The implication is uncomfortable. Even with $165bn committed to Arizona, the most cutting-edge chip production stays in Taiwan — for the foreseeable future. Geopolitical risk doesn’t get diversified away just because a fab breaks ground in the desert.
Is the AI Boom a Bubble? TSMC Doesn’t Think So.
Stock markets have been jittery. Tech shares in Asia sold off sharply following similar moves in the US, with investors questioning whether the massive AI infrastructure spending wave is sustainable.
Huang’s answer was direct: not a bubble. His reasoning is worth noting — TSMC talks directly to the hyperscalers (think Microsoft, Google, Amazon, Meta) who are buying the chips. These companies, he argues, are financially strong enough to keep investing. “Our conviction in this AI megatrend is very strong,” he said.
That’s not blind optimism. It’s a company with a front-row seat to the order books of the world’s biggest tech spenders. When TSMC says demand is real, it’s worth listening.
What This Means for AI Tool Costs
Connect the dots and a clear picture emerges.
- TSMC faces rising costs and has pricing power to pass them on
- Advanced chip manufacturing stays concentrated in Taiwan, keeping geopolitical risk elevated
- US expansion is real but slow — years away from meaningful supply diversification
- Hyperscaler demand remains strong, sustaining the AI infrastructure buildout
For AI tool builders and buyers, this translates into one uncomfortable reality: the cost of AI compute is unlikely to get dramatically cheaper in the near term.
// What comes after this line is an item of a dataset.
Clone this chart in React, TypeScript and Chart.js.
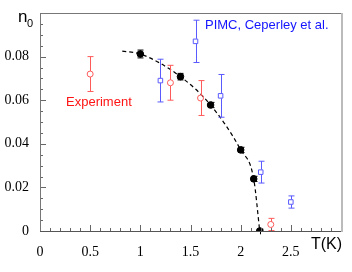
import React, { useEffect, useRef } from "react";
import { Chart, registerables } from "chart.js";
Chart.register(...registerables);

// Fitted dashed curve
const fitT = [0.82, 1.0, 1.4, 1.7, 2.0, 2.13, 2.19];
const fitN = [0.0825, 0.0812, 0.0708, 0.0578, 0.0372, 0.0239, 0.0];
// Black points
const bkT = [1.0, 1.4, 1.7, 2.0, 2.13, 2.19];
const bkN = [0.0812, 0.0708, 0.0578, 0.0372, 0.0239, 0.0];
const bkErr = [0.0018, 0.0015, 0.0012, 0.0012, 0.0012, 0.0008];
// Experiment
const expT = [0.5, 1.3, 1.6, 2.3];
const expN = [0.072, 0.068, 0.061, 0.003];
const expErr = [0.008, 0.008, 0.008, 0.0028];
// PIMC, Ceperley et al.
const pimcT = [1.2, 1.55, 1.8, 2.2, 2.5];
const pimcN = [0.069, 0.087, 0.062, 0.027, 0.0133];
const pimcErr = [0.0098, 0.0097, 0.0098, 0.005, 0.0028];

const X_MIN = 0, X_MAX = 3, Y_MIN = 0, Y_MAX = 0.1;

const RED = "rgb(255,90,90)";
const BLUE = "rgb(90,90,255)";

const toXY = (xs: number[], ys: number[]) => xs.map((x, i) => ({ x, y: ys[i] }));

const errorBars = {
  id: "errorBars",
  afterDatasetsDraw(chart: any) {
    const { ctx, scales } = chart;
    const xs = scales.x, ys = scales.y;
    const sets: [number[], number[], number[], string, number][] = [
      [expT, expN, expErr, RED, 3],
      [pimcT, pimcN, pimcErr, BLUE, 2.5],
      [bkT, bkN, bkErr, "#000", 3.3],
    ];
    ctx.save();
    ctx.lineWidth = 1;
    for (const [T, N, E, c, g] of sets) {
      ctx.strokeStyle = c;
      T.forEach((t, i) => {
        const px = Math.round(xs.getPixelForValue(t)) + 0.5;
        const top = ys.getPixelForValue(Math.min(N[i] + E[i], Y_MAX));
        const bot = ys.getPixelForValue(Math.max(N[i] - E[i], Y_MIN));
        const py = ys.getPixelForValue(N[i]);
        ctx.beginPath();
        ctx.moveTo(px, top);
        ctx.lineTo(px, py - g);
        ctx.moveTo(px, py + g);
        ctx.lineTo(px, bot);
        ctx.moveTo(px - 3, top);
        ctx.lineTo(px + 3, top);
        ctx.moveTo(px - 3, bot);
        ctx.lineTo(px + 3, bot);
        ctx.stroke();
      });
    }
    ctx.restore();
  },
};

const frame = {
  id: "frame",
  afterDraw(chart: any) {
    const { ctx, chartArea: a, scales } = chart;
    const xs = scales.x, ys = scales.y;
    ctx.save();
    ctx.lineWidth = 1;
    // ticks
    ctx.strokeStyle = "#666";
    ctx.beginPath();
    for (let i = 0; i <= 30; i++) {
      const v = i * 0.1;
      const px = Math.round(xs.getPixelForValue(v)) + 0.5;
      const len = i % 5 === 0 ? 6 : 3;
      ctx.moveTo(px, a.bottom);
      ctx.lineTo(px, a.bottom - len);
    }
    for (let i = 0; i <= 20; i++) {
      const v = i * 0.005;
      const py = Math.round(ys.getPixelForValue(v)) + 0.5;
      const len = i % 4 === 0 ? 6 : 3;
      ctx.moveTo(a.left, py);
      ctx.lineTo(a.left + len, py);
    }
    ctx.stroke();
    // borders
    ctx.strokeStyle = "#777";
    ctx.beginPath();
    ctx.moveTo(a.left + 0.5, a.bottom);
    ctx.lineTo(a.left + 0.5, a.top + 0.5);
    ctx.lineTo(a.right, a.top + 0.5);
    ctx.stroke();
    ctx.strokeStyle = "#555";
    ctx.beginPath();
    ctx.moveTo(a.left, a.bottom + 0.5);
    ctx.lineTo(a.right, a.bottom + 0.5);
    ctx.stroke();
    ctx.strokeStyle = "#bbb";
    ctx.lineWidth = 2;
    ctx.beginPath();
    ctx.moveTo(a.right + 1, a.top);
    ctx.lineTo(a.right + 1, a.bottom + 1);
    ctx.stroke();
    // texts
    ctx.fillStyle = "#000";
    ctx.textBaseline = "alphabetic";
    ctx.textAlign = "left";
    ctx.font = "17px 'Liberation Sans', Arial, sans-serif";
    ctx.fillText("n", 18, 22);
    ctx.font = "11px 'Liberation Sans', Arial, sans-serif";
    ctx.fillText("0", 27, 27);
    ctx.font = "16px 'Liberation Sans', Arial, sans-serif";
    ctx.fillText("T(K)", 311, 249);
    ctx.font = "13px 'Liberation Sans', Arial, sans-serif";
    ctx.fillStyle = "rgb(255,20,20)";
    ctx.fillText("Experiment", 66, 106);
    ctx.fillStyle = "rgb(20,20,255)";
    ctx.fillText("PIMC, Ceperley et al.", 205, 29);
    ctx.restore();
  },
};

export default function App() {
  const ref = useRef<HTMLCanvasElement | null>(null);
  useEffect(() => {
    if (!ref.current) return;
    const chart = new Chart(ref.current, {
      type: "scatter",
      data: {
        datasets: [
          {
            type: "line",
            data: toXY(fitT, fitN),
            borderColor: "#000",
            borderWidth: 1.2,
            borderDash: [4, 3],
            pointRadius: 0,
            cubicInterpolationMode: "monotone",
            fill: false,
            order: 3,
          } as any,
          {
            data: toXY(bkT, bkN),
            backgroundColor: "#000",
            borderColor: "#000",
            pointRadius: 3.3,
            pointStyle: "circle",
            order: 0,
          },
          {
            data: toXY(expT, expN),
            backgroundColor: "rgba(0,0,0,0)",
            borderColor: RED,
            borderWidth: 1,
            pointRadius: 3,
            pointStyle: "circle",
            order: 1,
          },
          {
            data: toXY(pimcT, pimcN),
            backgroundColor: "rgba(0,0,0,0)",
            borderColor: BLUE,
            borderWidth: 1,
            pointRadius: 3.2,
            pointStyle: "rect",
            order: 2,
          },
        ],
      },
      options: {
        animation: false,
        responsive: false,
        maintainAspectRatio: false,
        layout: { padding: { top: 13, right: 11, left: 0, bottom: 0 } },
        plugins: { legend: { display: false }, tooltip: { enabled: false } },
        scales: {
          x: {
            type: "linear",
            min: X_MIN,
            max: X_MAX,
            grid: { display: false },
            border: { display: false },
            ticks: {
              stepSize: 0.5,
              padding: 5,
              color: "#000",
              font: { family: "'Liberation Serif', serif", size: 14 },
              callback: (v: any) => (v >= 2.99 ? "" : String(v)),
            },
            afterFit: (s: any) => {
              s.height = 41;
            },
          },
          y: {
            type: "linear",
            min: Y_MIN,
            max: Y_MAX,
            grid: { display: false },
            border: { display: false },
            ticks: {
              stepSize: 0.02,
              padding: 3,
              color: "#000",
              font: { family: "'Liberation Serif', serif", size: 14 },
              callback: (v: any) => (v >= 0.099 ? "" : String(Math.round(v * 100) / 100)),
            },
            afterFit: (s: any) => {
              s.width = 40;
            },
          },
        },
      },
      plugins: [errorBars, frame],
    });
    return () => chart.destroy();
  }, []);
  return (
    <div style={{ position: "absolute", left: 0, top: 0, width: 352, height: 272, background: "#fff" }}>
      <canvas ref={ref} width={352} height={272} style={{ width: 352, height: 272 }} />
    </div>
  );
}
Gradual chip price increases flow into GPU costs, which flow into cloud compute pricing, which eventually flow into the per-seat or per-API-call pricing of the tools you use every day.
The race to the bottom on AI pricing has a ceiling — and it’s made of silicon, fabricated in Hsinchu.
The Takeaway
TSMC’s rare interview wasn’t a press release. It was a calibration signal for the entire AI industry. Costs are rising. Expansion is real but slow. The AI boom isn’t over — but it isn’t free, either.
For anyone choosing AI tools right now, the infrastructure cost layer is becoming a real differentiator. Tools built on efficient, well-optimized models will have a structural advantage as compute costs creep upward. Bloated, GPU-hungry products will feel that pressure first.
Observe the chip supply chain. It tells you more about where AI pricing is headed than any product launch ever will.